Coffee hour started at 8:30 so we dashed back to the dining hall through the rain to sit by the fire, visit, and read. They had beverages for everyone, and made popcorn for one last snack of the evening. I skipped the cocoa and such since I really didn’t want to have to make a middle of the night trip to the toilets, but the popcorn tasted really good. One surprise we had was a couple of young men in their 20s who arrived right around 8:30. It had started to rain rather hard, and they were terribly ill-equipped wearing only shorts and t-shirts. I didn’t notice any backpacks, bear spray, or even water. The chalet always keeps a room open for wayward hikers in the case of an emergency, but they didn’t want to stay. With a 3 hour hike back down, in which it would be dark and most likely very wet the entire way, the cook at the chalet pulled trash bags over their heads (cutting a head opening at the end, of course), gave them coffee to warm them up, cookies for the trail, and flashlights for each of them. Being a group of mothers, we were concerned, but relieved that we didn’t find any bodies or hear of a bear incident after it was all said and done. This was the opening day of the chalet, and I have to wonder how many unprepared people the staff sees throughout the summer. I’m sure these guys were the proverbial tip of the iceberg.

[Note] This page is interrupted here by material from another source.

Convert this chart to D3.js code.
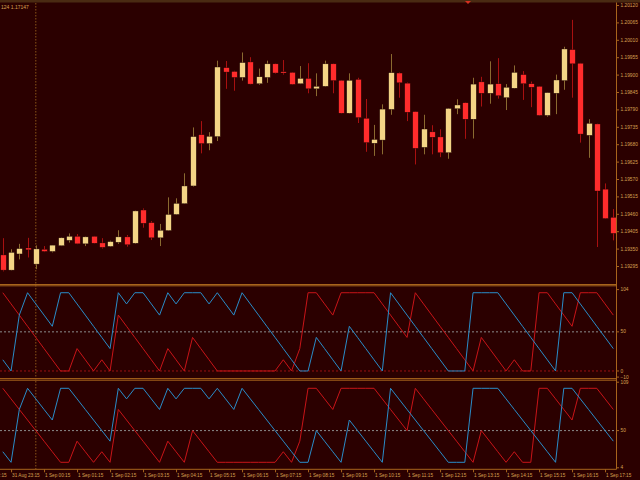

One of the greatest treats of the chalet was to be able to sleep on the new mattresses. We were told these were the first new ones in 50-60 years, which is understandable since it’s no small feat to move out the old ones or bring in replacements. It would be tough to do, even on the best of mules, so they had to employ helicopters for the job. Knowing the park service, I can only imagine the heaps of paperwork and environmental impact statements required to accomplish such a task, but I am grateful for whomever took on the project. Although the temperature dropped considerably when the weather moved in, and there is no heat in the dormitory building, we were all completely toasty under the ample blankets of the beds. I think every one of us slept very well.
As is common in the park, the next morning was completely different than the day before. The clouds were so low we could barely see the dining hall from the dorm, and the mountains were completely obscured. Our plans to hike to Comeau Pass were thwarted for this trip, but we have full intention to do it the next time.
Breakfast was as wonderful as dinner with eggs, bacon, and pancakes all made to order. Lunches with sandwiches and extra goodies were prepacked for us and ready to go whenever we decided to hit the trail. Our hike back was much easier, and it was very comfortable despite the dampness. Once again, everything seemed clean and fresh with the much welcomed moisture.
After a pit stop at Lake McDonald Lodge, these happy hikers checked in with family and pointed the car east to head back to Great Falls. Of the 3 summers of “Moms’ Hikes” I have to say that this has been my favorite. It was a terrific group of friends, made extra special with Brenda joining us on our hike up (she took a nap and hiked back down – that’s nearly 14 miles – the same afternoon), along with excellent food, historic accommodations, and the incredible beauty of the area to create cherished memories. And now I’m ready to do it again!